Second – and we need not labour this – was the Ticketus deal. There is no further dispute to be had over Whyte dissembling on the means of his Rangers takeover. The only squabble left to be resolved is whether Duff and Phelps knew much more about Ticketus than they let on – and Whyte and the administrators continue to make claim and counter-claim about that.

Third, it is also clear that Whyte misled Ally McCoist in terms of finance and player targets. I was there that morning in August 2011, when McCoist, having spoken with Whyte, told us that Rangers re-signing Carlos Cuellar from Aston Villa was a realistic possibility.

In truth, was Whyte actively chasing this deal on behalf of the club? Of course not.

Whyte told the BBC in midweek that Sir David Murray "was not duped" on the Rangers takeover. Well, what is clear is that Whyte certainly duped McCoist in terms of his ability to rebuild Rangers.

For me, these three clear and unequivocal deceptions make Whyte an unreliable character when it comes to the truth.

But Whyte, believe it or not, has got other things right. He calls the HMRC back-taxes claim on Rangers "ruinous" and I cannot think of a better description for it.

And, of course, this ruin upon the former Rangers FC was unwittingly imposed by Murray, not Whyte. So Whyte, to my mind, is quite right to make the claim that great damage was already done to Rangers prior to his arrival.

What perplexed me about the midweek fuss over Whyte was this great non-issue about whether it was Whyte or Imran Ahmad who first introduced prospective buyer, Charles Green, to Duff and Phelps.

Whyte claims he did the introduction.
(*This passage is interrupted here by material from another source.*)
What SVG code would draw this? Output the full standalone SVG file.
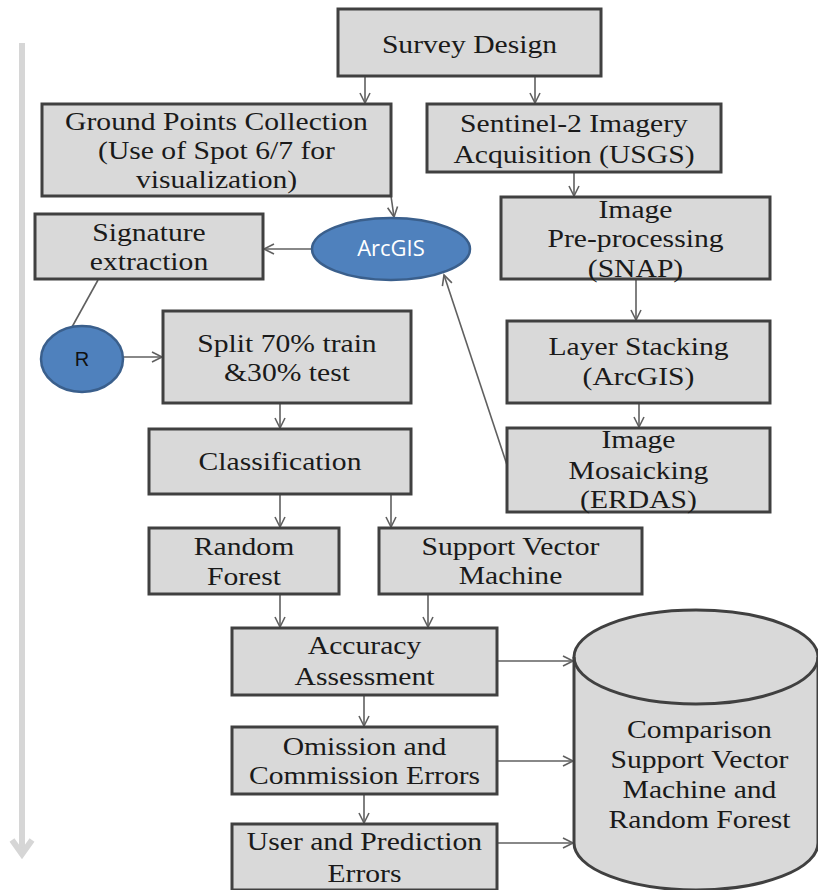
<svg xmlns="http://www.w3.org/2000/svg" width="818" height="890" viewBox="0 0 818 890">
<style>
.box{fill:#d9d9d9;stroke:#404040;stroke-width:3}
.t{font-family:"Liberation Serif","Times New Roman",serif;font-size:26px;fill:#1a1a1a;text-anchor:middle}
.c{fill:none;stroke:#606060;stroke-width:1.6}
.blue{fill:#4f81bd;stroke:#3a5f8c;stroke-width:2.5}
</style>
<defs>
<marker id="ah" markerWidth="14" markerHeight="14" refX="11" refY="6" orient="auto" markerUnits="userSpaceOnUse">
<path d="M1,1 L11,6 L1,11" fill="none" stroke="#606060" stroke-width="1.6"/>
</marker>
</defs>
<rect width="818" height="890" fill="#ffffff"/>
<g id="timeline">
<line x1="22" y1="43" x2="22" y2="854" stroke="#d6d6d6" stroke-width="6"/>
<polyline points="12,840 22,854 32,840" fill="none" stroke="#d6d6d6" stroke-width="6"/>
</g>
<g id="connectors">
<line class="c" x1="365" y1="76" x2="365" y2="103" marker-end="url(#ah)"/>
<line class="c" x1="535" y1="76" x2="535" y2="103" marker-end="url(#ah)"/>
<line class="c" x1="574" y1="172" x2="574" y2="196" marker-end="url(#ah)"/>
<line class="c" x1="636" y1="279" x2="636" y2="320" marker-end="url(#ah)"/>
<line class="c" x1="639" y1="403" x2="639" y2="427" marker-end="url(#ah)"/>
<line class="c" x1="391" y1="196" x2="394" y2="217" marker-end="url(#ah)"/>
<line class="c" x1="312" y1="249" x2="264" y2="249" marker-end="url(#ah)"/>
<line class="c" x1="98" y1="280" x2="72" y2="327"/>
<line class="c" x1="507" y1="465" x2="444" y2="275" marker-end="url(#ah)"/>
<line class="c" x1="123" y1="357" x2="162" y2="357" marker-end="url(#ah)"/>
<line class="c" x1="280" y1="403" x2="280" y2="428" marker-end="url(#ah)"/>
<line class="c" x1="280" y1="494" x2="280" y2="527" marker-end="url(#ah)"/>
<line class="c" x1="391" y1="494" x2="391" y2="527" marker-end="url(#ah)"/>
<line class="c" x1="280" y1="594" x2="280" y2="627" marker-end="url(#ah)"/>
<line class="c" x1="428" y1="594" x2="428" y2="627" marker-end="url(#ah)"/>
<line class="c" x1="364" y1="695" x2="364" y2="726" marker-end="url(#ah)"/>
<line class="c" x1="364" y1="794" x2="364" y2="823" marker-end="url(#ah)"/>
<line class="c" x1="497" y1="661" x2="573" y2="661" marker-end="url(#ah)"/>
<line class="c" x1="497" y1="761" x2="573" y2="761" marker-end="url(#ah)"/>
<line class="c" x1="497" y1="843" x2="573" y2="843" marker-end="url(#ah)"/>
</g>
<g id="survey-design">
<rect class="box" x="338" y="9" width="263" height="67"/>
<text class="t" transform="translate(469.5,53) scale(1.14,1)">Survey Design</text>
</g>
<g id="ground-points">
<rect class="box" x="42" y="104" width="349" height="92"/>
<text class="t" transform="translate(216.5,130) scale(1.14,1)"><tspan x="0" y="0">Ground Points Collection</tspan><tspan x="0" y="29.5">(Use of Spot 6/7 for</tspan><tspan x="0" y="58.5">visualization)</tspan></text>
</g>
<g id="sentinel">
<rect class="box" x="427" y="104" width="294" height="68"/>
<text class="t" transform="translate(574,132) scale(1.14,1)"><tspan x="0" y="0">Sentinel-2 Imagery</tspan><tspan x="0" y="31">Acquisition (USGS)</tspan></text>
</g>
<g id="preprocessing">
<rect class="box" x="501" y="197" width="269" height="82"/>
<text class="t" transform="translate(635.5,218) scale(1.14,1)"><tspan x="0" y="0">Image</tspan><tspan x="0" y="29.5">Pre-processing</tspan><tspan x="0" y="59">(SNAP)</tspan></text>
</g>
<g id="signature">
<rect class="box" x="35" y="214" width="228" height="65"/>
<text class="t" transform="translate(149,241) scale(1.14,1)"><tspan x="0" y="0">Signature</tspan><tspan x="0" y="29">extraction</tspan></text>
</g>
<g id="arcgis">
<ellipse class="blue" cx="391" cy="249" rx="79" ry="31"/>
<text x="391" y="256" font-family="'Open Sans','Liberation Sans',sans-serif" font-size="22" fill="#ffffff" text-anchor="middle">ArcGIS</text>
</g>
<g id="r">
<ellipse class="blue" cx="82" cy="359" rx="41" ry="33"/>
<text x="82" y="366" font-family="'Liberation Sans',Arial,sans-serif" font-size="20" fill="#111111" text-anchor="middle">R</text>
</g>
<g id="split">
<rect class="box" x="163" y="311" width="248" height="92"/>
<text class="t" transform="translate(287,352) scale(1.14,1)"><tspan x="0" y="0">Split 70% train</tspan><tspan x="0" y="29">&amp;30% test</tspan></text>
</g>
<g id="layer-stacking">
<rect class="box" x="507" y="321" width="263" height="82"/>
<text class="t" transform="translate(638.5,355) scale(1.14,1)"><tspan x="0" y="0">Layer Stacking</tspan><tspan x="0" y="30">(ArcGIS)</tspan></text>
</g>
<g id="classification">
<rect class="box" x="149" y="429" width="262" height="65"/>
<text class="t" transform="translate(280,470) scale(1.14,1)">Classification</text>
</g>
<g id="mosaicking">
<rect class="box" x="507" y="428" width="263" height="84"/>
<text class="t" transform="translate(638.5,448) scale(1.14,1)"><tspan x="0" y="0">Image</tspan><tspan x="0" y="31">Mosaicking</tspan><tspan x="0" y="60">(ERDAS)</tspan></text>
</g>
<g id="random-forest">
<rect class="box" x="149" y="528" width="190" height="66"/>
<text class="t" transform="translate(244,555) scale(1.14,1)"><tspan x="0" y="0">Random</tspan><tspan x="0" y="30">Forest</tspan></text>
</g>
<g id="svm">
<rect class="box" x="379" y="528" width="263" height="66"/>
<text class="t" transform="translate(510.5,555) scale(1.14,1)"><tspan x="0" y="0">Support Vector</tspan><tspan x="0" y="29">Machine</tspan></text>
</g>
<g id="accuracy">
<rect class="box" x="232" y="628" width="265" height="67"/>
<text class="t" transform="translate(364.5,654) scale(1.14,1)"><tspan x="0" y="0">Accuracy</tspan><tspan x="0" y="31">Assessment</tspan></text>
</g>
<g id="omission">
<rect class="box" x="232" y="727" width="265" height="67"/>
<text class="t" transform="translate(364.5,755) scale(1.14,1)"><tspan x="0" y="0">Omission and</tspan><tspan x="0" y="29">Commission Errors</tspan></text>
</g>
<g id="user-prediction">
<rect class="box" x="232" y="824" width="265" height="66"/>
<text class="t" transform="translate(364.5,850) scale(1.14,1)"><tspan x="0" y="0">User and Prediction</tspan><tspan x="0" y="32">Errors</tspan></text>
</g>
<g id="comparison">
<path class="box" d="M574,657 A122,47 0 0 1 818,657 L818,843 A122,47 0 0 1 574,843 Z"/>
<path d="M574,657 A122,47 0 0 0 818,657" fill="none" stroke="#404040" stroke-width="3"/>
<text class="t" transform="translate(699.5,738) scale(1.14,1)"><tspan x="0" y="0">Comparison</tspan><tspan x="0" y="30">Support Vector</tspan><tspan x="0" y="60">Machine and</tspan><tspan x="0" y="90">Random Forest</tspan></text>
</g>
</svg>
Intriguingly, Green, while vehemently denying it, also seemed to half-corroborate Whyte's story, at least in saying that it was Whyte who "introduced me to the administrator".

But what does it matter? Who cares about this aspect of the story? Amid the great Rangers self-destruction, what does it matter who stood over the first Green/Duff and Phelps handshake? Whyte, to a degree, will remain a mystery. But one thing is for sure: he made an utter mess of his strategy to "pull it off" in terms of re-emerging with a debt-free Rangers. That, to me, was a far more revealing admission on the BBC tape.
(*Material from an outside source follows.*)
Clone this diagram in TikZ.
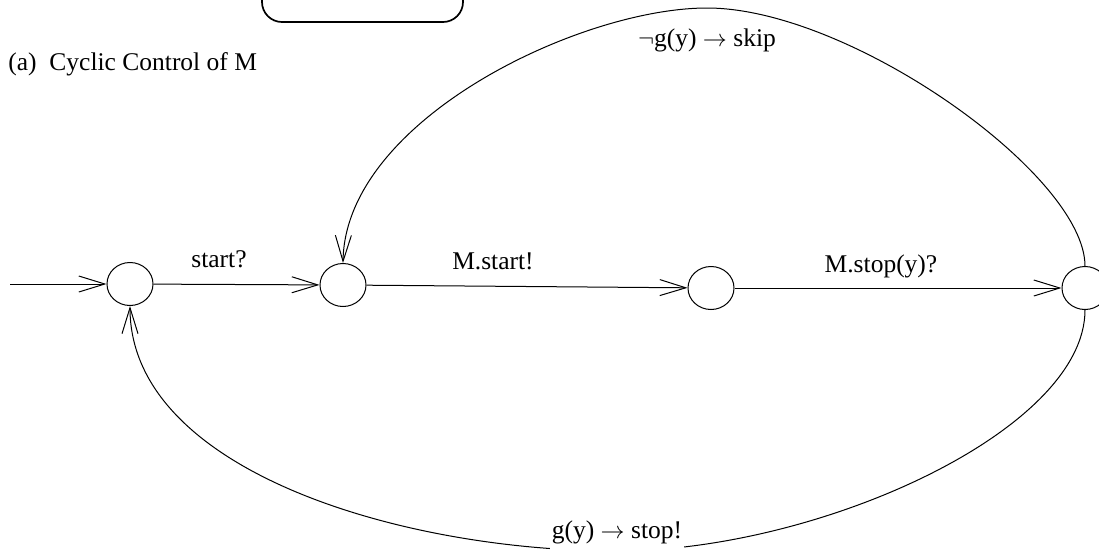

Nor will I ever get out of my mind the sight of Rangers fans lauding and fawning over Whyte as he walked into Ibrox on May 7, 2011, as the new Rangers owner.
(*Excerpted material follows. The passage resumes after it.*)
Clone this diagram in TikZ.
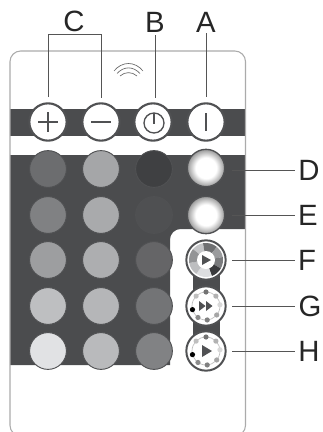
\documentclass[tikz,border=0pt]{standalone}
\usepackage{fontspec}
\setmainfont{Liberation Sans}
\definecolor{dk}{HTML}{4B4C4E}
\definecolor{ringc}{HTML}{505153}
\definecolor{bodyc}{HTML}{ABABAB}
\definecolor{leadc}{HTML}{555555}
\pgfdeclareradialshading{glowsh}{\pgfpoint{0bp}{0bp}}{color(0bp)=(white); color(14bp)=(white); color(25bp)=(black!40); color(50bp)=(black!40)}
\tikzset{
  letter/.style={font=\fontsize{22}{22}\selectfont,text=black!85,inner sep=0pt},
  lead/.style={draw=leadc,line width=0.7pt},
  topbtn/.style={circle,draw=ringc,line width=1.6pt,fill=white,minimum size=28pt,inner sep=0pt,outer sep=0pt},
  led/.style={circle,draw=ringc,line width=0.7pt,minimum size=27.6pt,inner sep=0pt,outer sep=0pt},
  glow/.style={circle,draw=ringc,line width=1pt,minimum size=28pt,inner sep=0pt,outer sep=0pt,shading=glowsh},
  glyph/.style={draw=ringc,line width=1pt},
  modebtn/.style={circle,draw=ringc,line width=1.5pt,fill=white,minimum size=29.5pt,inner sep=0pt,outer sep=0pt}
}
\begin{document}
\begin{tikzpicture}[x=0.75pt,y=-0.75pt]
\useasboundingbox (0,0) rectangle (323,432);
% dark panels
\fill[dk] (10,109) rectangle (245.5,136);
\fill[dk] (10,155) -- (245.5,155) -- (245.5,229) [rounded corners=8pt] -- (170,229) [sharp corners] -- (170,365) -- (10,365) -- cycle;
\fill[dk] (193,260) rectangle (220,340);
% remote outline
\draw[bodyc,line width=0.8pt,rounded corners=8pt] (10,51) rectangle (245.5,436);
% wifi
\draw[black!60,line width=0.5pt] (114,71) .. controls (122,61) and (135,61) .. (143,71);
\draw[black!60,line width=0.5pt] (117,73.5) .. controls (124,66) and (133,66) .. (140,73.5);
\draw[black!60,line width=0.5pt] (120,76) .. controls (125,71.5) and (132,71.5) .. (137,76);
% top buttons
\node[topbtn] (plus) at (48,122) {};
\node[topbtn] (minus) at (101,122) {};
\node[topbtn] (power) at (153,122) {};
\node[topbtn] (on) at (206,122) {};
\draw[glyph] (38,122) -- (58,122) (48,112) -- (48,132);
\draw[glyph] (91,122) -- (111,122);
\draw[glyph] (154,123) circle[radius=10];
\draw[glyph] (154,113) -- (154,124);
\draw[glyph] (206,113) -- (206,131);
% LED grid
\foreach \nm/\xx/\yy/\cc in {a1/48/169/6C6D6F,b1/101/169/A5A6A8,c1/154/169/3F4042,
  a2/48/215/808183,b2/101/215/A9AAAC,c2/154/215/4F5052,
  a3/48/260/9D9EA0,b3/101/260/ADAEB0,c3/154/260/656567,
  a4/48/306/BEBFC1,b4/101/306/B5B6B8,c4/154/306/737476,
  a5/48/351/E1E2E4,b5/101/351/B9BABC,c5/154/351/818284}{
  \definecolor{tmpc}{HTML}{\cc}
  \node[led,fill=tmpc] (\nm) at (\xx,\yy) {};
}
% glow buttons
\node[glow] (D) at (206,168) {};
\node[glow] (E) at (206,215) {};
% mode buttons
\node[modebtn] (F) at (206,260) {};
\foreach \s/\e/\cc in {-140/-100/C4C5C7,-100/-50/6F7072,-50/-10/9A9B9D,-10/30/7A7B7D,30/70/3A3B3D,70/125/DDDEE0,125/170/BDBEC0,170/220/939496}{
  \definecolor{tmpc}{HTML}{\cc}
  \fill[tmpc] (206,260) -- ++(\s:17) arc[start angle=\s,end angle=\e,radius=17] -- cycle;
}
\fill[white] (206,260) circle[radius=9];
\fill[ringc] (202,255) -- (211,260) -- (202,265) -- cycle;
\node[modebtn] (G) at (206,306) {};
\node[modebtn] (H) at (206,351) {};
\foreach \cy in {306,351}{
  \draw[black!25,line width=0.5pt] (206,\cy) circle[radius=14];
  \foreach \a/\g in {-90/55,-45/30,-5/15,40/35,85/50,125/45,165/100,-135/25}{
    \fill[black!\g] (206,\cy) ++(\a:14) circle[radius=2.6];
  }
}
\fill[ringc] (199,301) -- (205.5,306) -- (199,311) -- cycle;
\fill[ringc] (206,301) -- (212.5,306) -- (206,311) -- cycle;
\fill[ringc] (202,345) -- (212,351) -- (202,357) -- cycle;
% letters
\coordinate (cL) at (48,34);
\coordinate (cR) at (101,34);
\node[letter] (lC) at (74,21) {C};
\node[letter] (lB) at (155,22) {B};
\node[letter] (lA) at (206,22) {A};
\node[letter] (lD) at (309,170) {D};
\node[letter] (lE) at (308,215) {E};
\node[letter] (lF) at (307,260) {F};
\node[letter] (lG) at (310,306) {G};
\node[letter] (lH) at (309,351) {H};
% leaders
\coordinate (bT) at (155,35);
\coordinate (aT) at (206,33);
\coordinate (dS) at (232,170);
\coordinate (eS) at (232,215);
\coordinate (fS) at (232,260);
\coordinate (gS) at (232,306);
\coordinate (hS) at (232,351);
\coordinate (dT) at (295,170);
\coordinate (eT) at (295,215);
\coordinate (fT) at (295,260);
\coordinate (gT) at (295,306);
\coordinate (hT) at (295,351);
\draw[lead] (48,97) -- (cL) -- (cR) -- (101,98);
\draw[lead] (bT) -- (155,98);
\draw[lead] (aT) -- (206,97);
\draw[lead] (dS) -- (dT);
\draw[lead] (eS) -- (eT);
\draw[lead] (fS) -- (fT);
\draw[lead] (gS) -- (gT);
\draw[lead] (hS) -- (hT);
\end{tikzpicture}
\end{document}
If he had ridden on a donkey, and the fans had waved palm branches, it could scarcely have looked a more messianic scene.

I have to admit I've always been an admirer of Craig Levein. I like the bloke and I've often been impressed by the football manager. Which only makes it harder to admit that I can think of precious few reasons to keep Levein on as Scotland manager. I mean, what possible grounds are there for this?

Levein's competitive record with Scotland – played 12, won 3, drawn 4, lost 5 – is pretty dire. If Levein was a columnist or critic himself – heaven forbid – he'd be condemning this as rubbish.

Mark Wotte, Henry McLeish and anyone else can step forward and offer the old, lofty view that "it's not about changing the manager, it all goes much deeper than that". Yes, this is true to a degree.

But Levein, like any manager, has failed at key junctures. No-one is going to tell me this current Scotland team could not have beaten Serbia and Macedonia at home.

In the here and now, it would be perfectly reasonable to expect Levein's team to have six, maybe seven points in Group A, rather than just two.

Sometimes the scenario has to be depicted bluntly and to the point. Notwithstanding their time-honoured dithering, I think the SFA will have to axe their national coach. I also believe – absolutely – that Levein will come good again. There is no argument, he has talent.

In this chapter of his career, though, he has failed.